On September 15, 1861, the king of the newly unified Italy Vittorio Emanuele II inaugurated the first Italian National Exhibition of Agricultural and Industrial Products and Fine Arts in Florence at the Leopolda railway station at Porta al Prato. Construction of that station named after Grand Duke Leopoldo II had lasted from 1841 to 1848 when the train line linking Florence to Pisa and the port of Livorno was opened. Designed by architect Enrico Presenti, the neoclassical building featured a large central core designated for arrivals and departures as well as two side buildings used for offices and services. However, in 1860, the station was closed to rail traffic as its role was taken over by the Maria Antonia station (today’s Santa Maria Novella station), named for the Grand Duke’s wife and also planned by Enrico Presenti. Although the project had started later, it opened prior to the Leopolda station, connecting Florence to Pistoia and Lucca, and proving more central and easier for passengers and merchandise to access.
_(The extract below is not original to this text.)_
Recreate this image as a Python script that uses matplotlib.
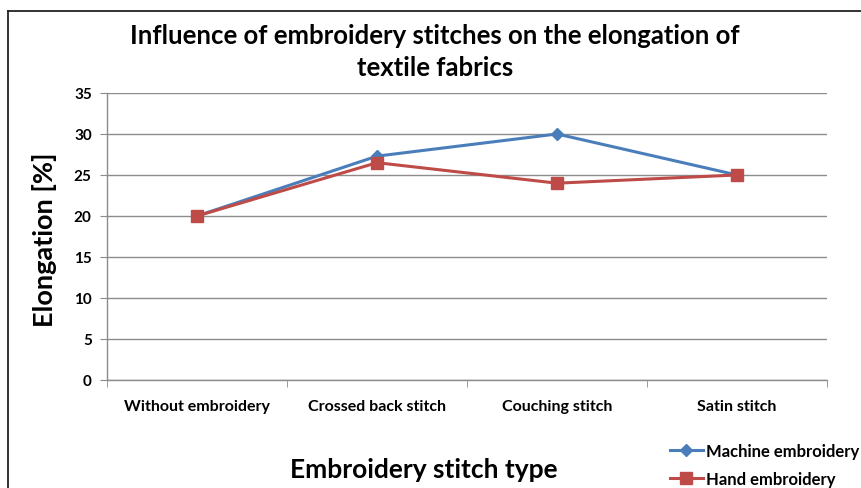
import matplotlib
matplotlib.use("Agg")
import matplotlib.pyplot as plt
from matplotlib.lines import Line2D

categories = ["Without embroidery", "Crossed back stitch", "Couching stitch", "Satin stitch"]
machine = [20, 27.3, 30, 25]
hand = [20, 26.5, 24, 25]
yticks = [0, 5, 10, 15, 20, 25, 30, 35]

plt.rcParams['font.family'] = ['Lato', 'DejaVu Sans']

fig = plt.figure(figsize=(8.61, 4.89), dpi=100)
ax = fig.add_axes([0.1243, 0.2209, 0.9605 - 0.1243, 0.8078 - 0.2209])

x = list(range(len(categories)))
blue = "#4A7EBB"
red = "#BE4B48"
l1, = ax.plot(x, machine, color=blue, lw=2.2, marker="D", ms=6, label="Machine embroidery", zorder=3)
l2, = ax.plot(x, hand, color=red, lw=2.2, marker="s", ms=8, label="Hand embroidery", zorder=4)

ax.set_xlim(-0.5, 3.5)
ax.set_ylim(0, 35)
ax.set_yticks(yticks)
ax.set_yticklabels([str(v) for v in yticks], fontsize=11, fontweight="bold")
ax.yaxis.grid(True, color="#8c8c8c", lw=1)
ax.set_axisbelow(True)
ax.set_xticks(x)
ax.set_xticklabels(categories, fontsize=11.5, fontweight="bold")
ax.tick_params(axis="x", length=0, pad=14)
ax.set_xticks([-0.5, 0.5, 1.5, 2.5, 3.5], minor=True)
ax.tick_params(axis="x", which="minor", length=5, color="#8c8c8c")
ax.tick_params(axis="y", length=5, color="#8c8c8c", pad=6)
for s in ["top", "right"]:
    ax.spines[s].set_visible(False)
for s in ["left", "bottom"]:
    ax.spines[s].set_color("#8c8c8c")
    ax.spines[s].set_linewidth(1)

fig.text(0.505, 0.893, "Influence of embroidery stitches on the elongation of\ntextile fabrics",
         ha="center", va="center", fontsize=18.5, fontweight="bold", linespacing=1.4)
fig.text(0.052, 0.51, "Elongation [%]", rotation=90, ha="center", va="center",
         fontsize=19.5, fontweight="bold")
fig.text(0.492, 0.038, "Embroidery stitch type", ha="center", va="center",
         fontsize=19, fontweight="bold")

fig.legend(handles=[l1, l2], loc="lower left", bbox_to_anchor=(0.770, -0.012),
           frameon=False, prop={"size": 12, "weight": "bold"}, handlelength=2.0,
           handletextpad=0.2, labelspacing=0.75, borderaxespad=0)

fig.add_artist(Line2D([0.009, 0.009], [0, 0.976], transform=fig.transFigure, color="#222222", lw=1.3))
fig.add_artist(Line2D([0.009, 1.0], [0.976, 0.976], transform=fig.transFigure, color="#222222", lw=1.3))

fig.savefig("out.png", dpi=100)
Following the incredible success of the 1851 World Fair held at the Crystal Palace in London, which hosted over six million visitors, and the 1855 Paris International Exhibition welcoming over five million, the newly unified Italy was eager to show its prowess to producers and consumers, not only for fostering unity within the country itself now that customs barriers had been torn down between regions, but also externally to the world. In fact, the general report on the exhibition presented in 1867 clearly stated that “the Italian Exhibition of Florence could not and cannot only be considered some solemn industrial and artistic occasion; it was … a wisely political act aimed at demonstrating to other nations how Italy has not ceased to be a great promoter of all manner of social benefits and advantages and how, right from the beginning of its unification, it could indeed aspire to the peaceful glories of modern civilisation and reproduce in the world and not debase the ancient civilisation of which it was the leader to all people”.
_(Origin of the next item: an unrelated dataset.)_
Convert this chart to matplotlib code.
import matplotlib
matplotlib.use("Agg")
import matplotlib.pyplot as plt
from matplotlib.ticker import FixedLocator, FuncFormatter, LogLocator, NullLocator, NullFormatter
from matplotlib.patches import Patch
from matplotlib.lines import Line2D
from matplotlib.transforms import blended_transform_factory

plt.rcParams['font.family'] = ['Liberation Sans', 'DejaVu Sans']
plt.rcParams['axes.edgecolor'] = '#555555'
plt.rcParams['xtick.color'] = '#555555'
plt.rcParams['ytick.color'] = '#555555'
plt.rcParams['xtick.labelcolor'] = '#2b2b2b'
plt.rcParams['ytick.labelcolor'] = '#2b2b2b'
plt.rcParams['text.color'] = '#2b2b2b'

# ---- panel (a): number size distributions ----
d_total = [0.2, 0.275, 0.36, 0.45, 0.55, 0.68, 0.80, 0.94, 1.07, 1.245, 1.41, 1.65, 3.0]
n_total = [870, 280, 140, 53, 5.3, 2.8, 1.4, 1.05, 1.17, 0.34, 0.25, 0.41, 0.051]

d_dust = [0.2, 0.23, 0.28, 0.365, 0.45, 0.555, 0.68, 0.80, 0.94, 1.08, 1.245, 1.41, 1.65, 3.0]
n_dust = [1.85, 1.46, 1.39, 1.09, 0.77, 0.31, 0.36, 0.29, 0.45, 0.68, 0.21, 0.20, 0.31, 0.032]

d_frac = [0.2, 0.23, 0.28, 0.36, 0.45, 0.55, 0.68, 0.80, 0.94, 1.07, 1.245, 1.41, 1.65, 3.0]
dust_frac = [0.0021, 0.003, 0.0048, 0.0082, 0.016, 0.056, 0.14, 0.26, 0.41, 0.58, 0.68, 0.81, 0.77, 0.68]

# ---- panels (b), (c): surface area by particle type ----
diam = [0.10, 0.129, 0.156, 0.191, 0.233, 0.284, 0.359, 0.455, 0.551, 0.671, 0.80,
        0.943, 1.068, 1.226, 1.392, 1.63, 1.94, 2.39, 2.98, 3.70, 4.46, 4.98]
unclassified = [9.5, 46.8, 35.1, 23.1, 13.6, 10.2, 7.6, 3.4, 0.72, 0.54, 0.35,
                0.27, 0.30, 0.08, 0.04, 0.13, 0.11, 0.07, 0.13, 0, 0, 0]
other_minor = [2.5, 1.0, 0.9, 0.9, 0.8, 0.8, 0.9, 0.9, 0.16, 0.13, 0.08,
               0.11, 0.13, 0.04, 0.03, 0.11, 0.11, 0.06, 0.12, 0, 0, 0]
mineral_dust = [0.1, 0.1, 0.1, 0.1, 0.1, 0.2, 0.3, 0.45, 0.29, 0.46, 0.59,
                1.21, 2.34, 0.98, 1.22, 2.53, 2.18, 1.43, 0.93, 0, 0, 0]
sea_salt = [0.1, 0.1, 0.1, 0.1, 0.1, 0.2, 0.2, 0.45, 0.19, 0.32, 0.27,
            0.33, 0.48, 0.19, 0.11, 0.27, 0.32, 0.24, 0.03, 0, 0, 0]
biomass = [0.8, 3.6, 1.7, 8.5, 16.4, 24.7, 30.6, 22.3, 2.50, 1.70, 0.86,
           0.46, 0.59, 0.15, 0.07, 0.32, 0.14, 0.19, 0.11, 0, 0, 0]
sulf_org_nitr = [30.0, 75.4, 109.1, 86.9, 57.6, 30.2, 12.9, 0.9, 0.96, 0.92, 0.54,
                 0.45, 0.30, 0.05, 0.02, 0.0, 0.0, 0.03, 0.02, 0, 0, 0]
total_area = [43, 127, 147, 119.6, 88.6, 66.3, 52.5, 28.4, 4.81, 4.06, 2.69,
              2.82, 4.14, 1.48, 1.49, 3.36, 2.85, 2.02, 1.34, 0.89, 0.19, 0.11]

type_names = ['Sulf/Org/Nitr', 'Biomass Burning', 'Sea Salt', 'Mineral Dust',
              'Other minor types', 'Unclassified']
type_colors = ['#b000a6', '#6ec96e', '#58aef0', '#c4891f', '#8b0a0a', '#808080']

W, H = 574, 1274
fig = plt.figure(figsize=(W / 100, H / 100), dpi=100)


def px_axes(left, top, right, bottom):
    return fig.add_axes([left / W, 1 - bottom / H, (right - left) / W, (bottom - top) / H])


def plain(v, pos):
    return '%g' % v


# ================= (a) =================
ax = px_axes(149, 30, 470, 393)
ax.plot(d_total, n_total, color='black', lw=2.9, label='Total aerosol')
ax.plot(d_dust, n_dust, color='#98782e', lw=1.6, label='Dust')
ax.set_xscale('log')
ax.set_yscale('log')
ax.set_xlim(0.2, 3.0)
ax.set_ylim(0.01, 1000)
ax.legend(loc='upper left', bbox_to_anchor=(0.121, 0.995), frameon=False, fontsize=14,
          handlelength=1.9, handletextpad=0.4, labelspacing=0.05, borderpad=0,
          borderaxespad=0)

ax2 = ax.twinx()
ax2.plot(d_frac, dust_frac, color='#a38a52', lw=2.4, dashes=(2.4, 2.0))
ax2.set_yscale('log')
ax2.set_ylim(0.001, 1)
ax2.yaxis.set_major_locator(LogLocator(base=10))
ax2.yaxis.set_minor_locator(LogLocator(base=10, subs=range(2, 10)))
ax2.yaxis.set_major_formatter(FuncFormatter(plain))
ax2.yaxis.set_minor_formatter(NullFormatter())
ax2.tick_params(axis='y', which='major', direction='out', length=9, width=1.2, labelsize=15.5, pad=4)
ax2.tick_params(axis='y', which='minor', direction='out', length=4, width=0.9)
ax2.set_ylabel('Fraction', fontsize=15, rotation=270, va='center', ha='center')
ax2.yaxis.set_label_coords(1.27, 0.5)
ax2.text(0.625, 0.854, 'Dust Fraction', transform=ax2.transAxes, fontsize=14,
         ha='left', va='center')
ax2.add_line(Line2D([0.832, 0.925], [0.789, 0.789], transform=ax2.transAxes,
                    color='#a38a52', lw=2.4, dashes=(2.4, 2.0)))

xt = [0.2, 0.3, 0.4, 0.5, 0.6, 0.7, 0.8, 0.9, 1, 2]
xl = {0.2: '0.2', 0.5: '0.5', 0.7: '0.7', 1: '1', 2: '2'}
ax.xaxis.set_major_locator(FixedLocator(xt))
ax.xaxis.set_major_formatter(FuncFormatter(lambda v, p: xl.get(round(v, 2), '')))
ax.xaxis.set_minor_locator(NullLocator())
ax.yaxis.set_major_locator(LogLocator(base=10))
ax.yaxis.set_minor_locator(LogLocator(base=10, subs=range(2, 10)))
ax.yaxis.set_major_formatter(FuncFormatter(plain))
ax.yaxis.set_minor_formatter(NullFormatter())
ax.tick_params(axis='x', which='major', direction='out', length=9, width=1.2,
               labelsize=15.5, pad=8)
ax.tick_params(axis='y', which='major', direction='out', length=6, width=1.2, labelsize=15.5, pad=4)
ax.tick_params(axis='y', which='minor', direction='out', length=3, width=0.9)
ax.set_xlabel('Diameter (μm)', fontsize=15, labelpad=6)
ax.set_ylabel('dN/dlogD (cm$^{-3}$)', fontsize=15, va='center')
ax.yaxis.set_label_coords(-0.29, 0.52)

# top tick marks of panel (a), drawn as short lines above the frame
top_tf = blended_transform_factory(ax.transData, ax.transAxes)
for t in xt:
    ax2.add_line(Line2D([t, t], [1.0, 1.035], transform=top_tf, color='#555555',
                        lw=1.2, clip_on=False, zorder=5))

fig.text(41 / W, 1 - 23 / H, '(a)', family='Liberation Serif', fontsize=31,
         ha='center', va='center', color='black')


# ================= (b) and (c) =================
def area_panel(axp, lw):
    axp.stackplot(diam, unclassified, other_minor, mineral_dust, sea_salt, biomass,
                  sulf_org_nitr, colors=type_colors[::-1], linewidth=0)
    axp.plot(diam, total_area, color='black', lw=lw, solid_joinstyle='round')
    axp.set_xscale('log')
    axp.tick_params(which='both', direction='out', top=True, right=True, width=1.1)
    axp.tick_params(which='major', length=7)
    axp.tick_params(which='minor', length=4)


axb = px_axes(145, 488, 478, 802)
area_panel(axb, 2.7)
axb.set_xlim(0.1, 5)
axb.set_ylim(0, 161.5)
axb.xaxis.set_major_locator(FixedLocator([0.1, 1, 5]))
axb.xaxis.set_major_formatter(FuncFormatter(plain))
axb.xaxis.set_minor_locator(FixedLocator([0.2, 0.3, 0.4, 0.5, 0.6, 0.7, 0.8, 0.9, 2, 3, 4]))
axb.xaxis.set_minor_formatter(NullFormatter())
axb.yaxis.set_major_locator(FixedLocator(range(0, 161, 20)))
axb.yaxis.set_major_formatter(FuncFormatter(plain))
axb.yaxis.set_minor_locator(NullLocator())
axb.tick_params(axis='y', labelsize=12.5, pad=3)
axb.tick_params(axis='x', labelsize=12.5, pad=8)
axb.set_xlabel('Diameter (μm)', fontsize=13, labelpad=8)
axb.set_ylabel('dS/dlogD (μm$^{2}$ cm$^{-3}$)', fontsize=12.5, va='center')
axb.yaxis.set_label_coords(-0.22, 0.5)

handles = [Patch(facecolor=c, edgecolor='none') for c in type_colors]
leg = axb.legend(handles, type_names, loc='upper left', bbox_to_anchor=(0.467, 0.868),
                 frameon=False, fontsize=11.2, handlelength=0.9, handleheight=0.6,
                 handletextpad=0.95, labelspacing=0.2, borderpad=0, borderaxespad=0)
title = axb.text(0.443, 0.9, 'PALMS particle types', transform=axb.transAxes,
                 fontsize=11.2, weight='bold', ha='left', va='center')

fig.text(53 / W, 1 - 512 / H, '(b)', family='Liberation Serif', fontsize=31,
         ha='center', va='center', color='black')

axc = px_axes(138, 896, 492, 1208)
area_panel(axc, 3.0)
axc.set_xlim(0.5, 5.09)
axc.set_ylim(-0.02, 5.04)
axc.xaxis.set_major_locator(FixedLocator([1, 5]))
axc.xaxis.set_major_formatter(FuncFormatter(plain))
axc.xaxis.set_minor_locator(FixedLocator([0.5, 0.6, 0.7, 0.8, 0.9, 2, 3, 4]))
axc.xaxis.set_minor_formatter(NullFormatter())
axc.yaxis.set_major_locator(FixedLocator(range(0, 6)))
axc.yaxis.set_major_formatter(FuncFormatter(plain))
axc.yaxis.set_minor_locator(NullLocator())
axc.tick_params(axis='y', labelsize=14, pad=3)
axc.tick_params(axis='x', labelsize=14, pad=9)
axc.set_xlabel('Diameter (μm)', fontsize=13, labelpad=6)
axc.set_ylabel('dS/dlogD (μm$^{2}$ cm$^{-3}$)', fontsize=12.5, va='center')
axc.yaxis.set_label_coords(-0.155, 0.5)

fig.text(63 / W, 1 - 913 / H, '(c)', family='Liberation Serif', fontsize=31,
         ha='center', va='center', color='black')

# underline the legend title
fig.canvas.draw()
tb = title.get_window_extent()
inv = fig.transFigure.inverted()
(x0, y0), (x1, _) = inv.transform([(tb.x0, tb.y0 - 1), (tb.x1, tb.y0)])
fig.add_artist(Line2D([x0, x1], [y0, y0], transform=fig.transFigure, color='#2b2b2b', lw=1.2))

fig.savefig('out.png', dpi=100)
Initially after its closure uncertainty surrounded the future use of the Leopolda station until the members of the exhibition commission, strongly supported by the Turin politician and later three times minister of finance Quintino Sella (1827–84), opted for this location due to its proximity to the pleasant surroundings and walks of the nearby Cascine park. The architect-director of the royal buildings Giuseppe Martelli assisted by an engineer and by Enrico Presenti was commissioned to adapt the site. With more than 1,300 labourers working on the job, it took only 70 days to transform the smoke-blacked building into a series of elegant galleries. Covering approximately 112,000 square meters, there were 77 rooms including amenities such as a post office, money changers, newsagent and tobacconist, as well as a pub, restaurant and gardens. There were dedicated halls, stables, greenhouses and aviaries to accommodate the exhibits, many constructed in wood, iron or glass readily able to be dismantled when the fair ended in two months’ time. An estimated 8,533 exhibitors divided into 24 categories attended the show with more than 2,500 products and new inventions on offer.
Agriculture was an important theme with, for example, the presentation of a new type of plough patented by Cosimo Ridolfi, the politician-agronomist who was also the chairman of the Florentine exhibition commission. Foodstuffs were also displayed and awarded prizes, among them Tuscan olive oil and the panforte cakes made in Siena by the Parenti and Sapori companies.
New technological and mechanical discoveries also featured, including Nicolò Barsanti and Felice Matteucci’s internal combustion engine, built at the Pignone foundry; the physicist, inventor and priest Giovanni Casselli’s pantelegraph, a forerunner of the modern fax machine; and artillery officer Giovanni Cavalli’s breech-loading cannon.
Other important names from Florence were also present like the Alinari brothers, founders of the photographic studio of the same name; the Doccia porcelain manufactory (now Richard Ginori); the Felice Le Monnier publishing house; the Pignone foundry; and the fledging, recently established Galileo Workshops.
In the Fine Arts section, paintings, sculptures and photographs were exhibited. Sculptors Lorenzo Bartolini and Giovanni Duprè were represented in addition to painters like Stefano Ussi, Luigi Mussini and Bernardo Celentano. The exhibition also offered the first official outing of painters from the Macchiaioli school of the calibre of Vincenzo Cabianca, Nino Costa, Telemaco Signorini and Giovanni Fattori. Nonetheless, their paintings failed to cause a stir among the public who preferred those of more traditional artists.
In excess of 136,000 people visited the exhibition until its conclusion on November 15, 1861. Since that day, it has taken the Leopolda station over a century and a half to return to its stature as a high-level cultural and exhibition centre.